Cada tanto Vonnegut le permite una referencia autobiográfica a su extraño narrador: que se fugó de su casa cuando era adolescente, que su padre era un escritor de ciencia ficción, que era invisible cuando asistió a los sucesos que relata, que su enorme cerebro le dio el cuestionable consejo de alistarse como marine en Vietnam; capaz conviene no pasar más señales sobre él, señales que cobrarán más cuerpo al avanzar en el libro. La descabellada perspectiva de su catalejo le permite cotejar los desatinos del pensamiento y el accionar humano con el volantazo evolutivo que arrancaría en 1986, porque un millón de años después los brazos y las manos se habrán convertido en aletas y tendríamos la pelambre de las focas: “La persona que hoy quiera peces, simplemente los persigue como un tiburón en el profundo mar azul.
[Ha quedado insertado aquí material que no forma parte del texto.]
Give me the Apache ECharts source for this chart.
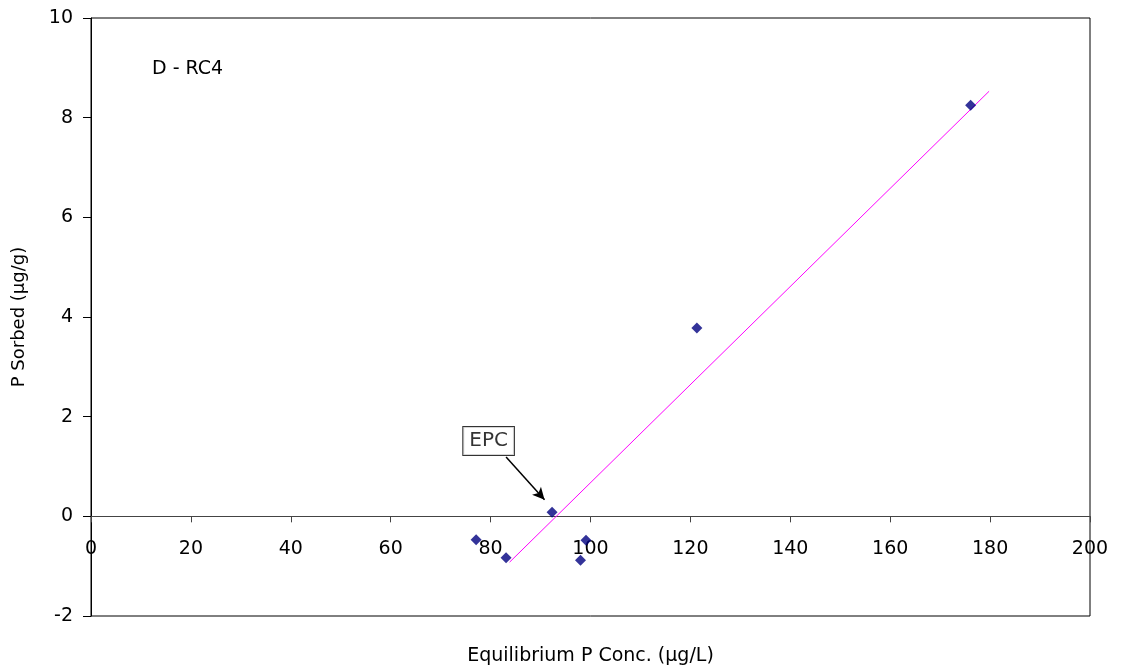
<!DOCTYPE html>
<html><head><meta charset="utf-8">
<script src="https://cdn.jsdelivr.net/npm/echarts@6/dist/echarts.min.js"></script>
<style>html,body{margin:0;padding:0;background:#fff}#c{width:1123px;height:671px}</style>
</head><body><div id="c"></div>
<script>
const xValues = [77.1, 83.1, 92.3, 98.0, 99.1, 121.3, 176.1];
const yValues = [-0.47, -0.83, 0.08, -0.88, -0.48, 3.78, 8.25];
const fitLine = [[83.8, -0.92], [179.8, 8.53]];
const epcLabelPos = [79.6, 1.51];
const epcArrow = [[83.1, 1.19], [90.8, 0.335]];
const xTicks = {min: 0, max: 200, interval: 20};
const yTicks = {min: -2, max: 10, interval: 2};
const FONT = 'DejaVu Sans, Verdana, sans-serif';
const chart = echarts.init(document.getElementById('c'));
const gridTop = 18, gridBottom = 55, H = 671;
const plotH = H - gridTop - gridBottom;
const zeroOffset = plotH * (0 - yTicks.min) / (yTicks.max - yTicks.min);
chart.setOption({
  animation: false,
  grid: {left: 91, right: 33, top: gridTop, bottom: gridBottom, show: true, borderColor: '#000', borderWidth: 1,
         containLabel: false, outerBoundsMode: 'none'},
  xAxis: {
    type: 'value', min: xTicks.min, max: xTicks.max, interval: xTicks.interval,
    position: 'bottom', offset: -zeroOffset,
    axisLine: {show: true, onZero: false, lineStyle: {color: '#444', width: 1}},
    axisTick: {show: true, inside: false, length: 6, lineStyle: {color: '#444'}},
    axisLabel: {color: '#000', fontSize: 19, fontFamily: FONT, margin: 23},
    splitLine: {show: false},
    name: 'Equilibrium P Conc. (\u03bcg/L)', nameLocation: 'middle', nameGap: zeroOffset + 31,
    nameTextStyle: {color: '#000', fontSize: 19, fontFamily: FONT}
  },
  yAxis: {
    type: 'value', min: yTicks.min, max: yTicks.max, interval: yTicks.interval,
    axisLine: {show: true, onZero: false, lineStyle: {color: '#000', width: 1}},
    axisTick: {show: true, length: 8, lineStyle: {color: '#000'}},
    axisLabel: {color: '#000', fontSize: 19, fontFamily: FONT, margin: 18},
    splitLine: {show: false},
    name: 'P Sorbed (\u03bcg/g)', nameLocation: 'middle', nameGap: 63, nameRotate: 90,
    nameTextStyle: {color: '#000', fontSize: 18, fontFamily: FONT}
  },
  series: [
    {
      type: 'line', data: fitLine, symbol: 'none',
      lineStyle: {color: '#FF00FF', width: 1}, z: 2
    },
    {
      type: 'scatter', data: xValues.map((x, i) => [x, yValues[i]]),
      symbol: 'diamond', symbolSize: 11, itemStyle: {color: '#000080'}, z: 3
    },
    {
      type: 'scatter', data: [epcLabelPos], symbolSize: 0, z: 5, silent: true,
      label: {
        show: true, position: 'inside', formatter: 'EPC', color: '#000',
        fontSize: 20, fontFamily: FONT, backgroundColor: '#fff',
        borderColor: '#000', borderWidth: 1, padding: [5, 6, 3, 6]
      },
      markLine: {
        silent: true, animation: false,
        lineStyle: {color: '#000', width: 1.5, type: 'solid'},
        label: {show: false},
        data: [[
          {coord: epcArrow[0], symbol: 'none'},
          {coord: epcArrow[1], symbol: 'arrow', symbolSize: [9, 12]}
        ]]
      }
    }
  ],
  graphic: [
    {type: 'text', left: 152, top: 60, style: {text: 'D - RC4', fontSize: 19, fontFamily: FONT, fill: '#000'}}
  ]
});
</script></body></html>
Así de sencillo es ahora”, apunta el narrador. Y también: “La gente es tan inocente y tranquila, ahora, y todo porque la evolución le quitó las manos”.
“Si mis predicciones son erróneas devolveré todo el dinero”, bromeó Vonnegut cuando publicó en 1985 esta novela, que por estos días reeditó Blackie Books. De acuerdo, la cosa no se disparó al año siguiente, pero es inevitable sintonizar por el lado de la inminencia: a comienzos de este año el Reloj del Apocalipsis marcó su récord de a 89 segundos del fin del mundo, y las masacres bélicas de los últimos días le dan todavía más cuerda al pálpito de exterminio. En Galápagos laten fuerte algunas señales de aquel futuro que aluden a este presente, o al pasado inmediato: lo que casi aniquila a la humanidad, por caso, es un virus. Y lo que el genio japonés ha desarrollado es Mandarax, una computadora de bolsillo con una pantalla del tamaño de un naipe, capaz de traducir automáticamente mil lenguas, de diagnosticar enfermedades, desplegar oficios, de poner automáticamente en relación infinidad de datos enciclopédicos y de citas literarias: casi un prototipo de smartphone. “En cuanto a ese desconcertante entusiasmo con que hace un millón de años se transfirieron a las máquinas tantas actividades humanas: ¿qué podría haber significado sino que la gente reconocía una vez más que el cerebro no les servía para nada?”, se pregunta el narrador.
Galápagos está dividido en dos partes: “La cosa fue así”, que desemboca en el accidentado arribo del “Crucero” a la isla, y “La cosa se convirtió…” que enfoca en el devenir de los sobrevivientes en sus nuevas condiciones de vida. Cada parte está compuesta por capítulos cortos que, a la vez, están notoriamente fragmentados: motivaciones y periplos de sus personajes, la danza nupcial del alcatraz azul y técnicas de pesca del cormorán, citas literarias vía Mandarax que ilustran las conductas de aquellos antiguos seres humanos. Esta de Brecht, por ejemplo: “Primero va la comida y después la moral”. “¡Cómo parloteaba la gente en aquel entonces! ¡No había forma de pararlos! Tanto si tenían algo que hacer como si no, estaban todo el tiempo en marcha. ¡Y qué ruidosos eran!” Campea el humor ácido, funesto, en Galápagos: es un rasgo de la narrativa de Vonnegut. “¿Siguen sabiendo las personas que van a acabar muriendo antes o después? No. Por suerte, en mi modesta opinión, lo han olvidado”.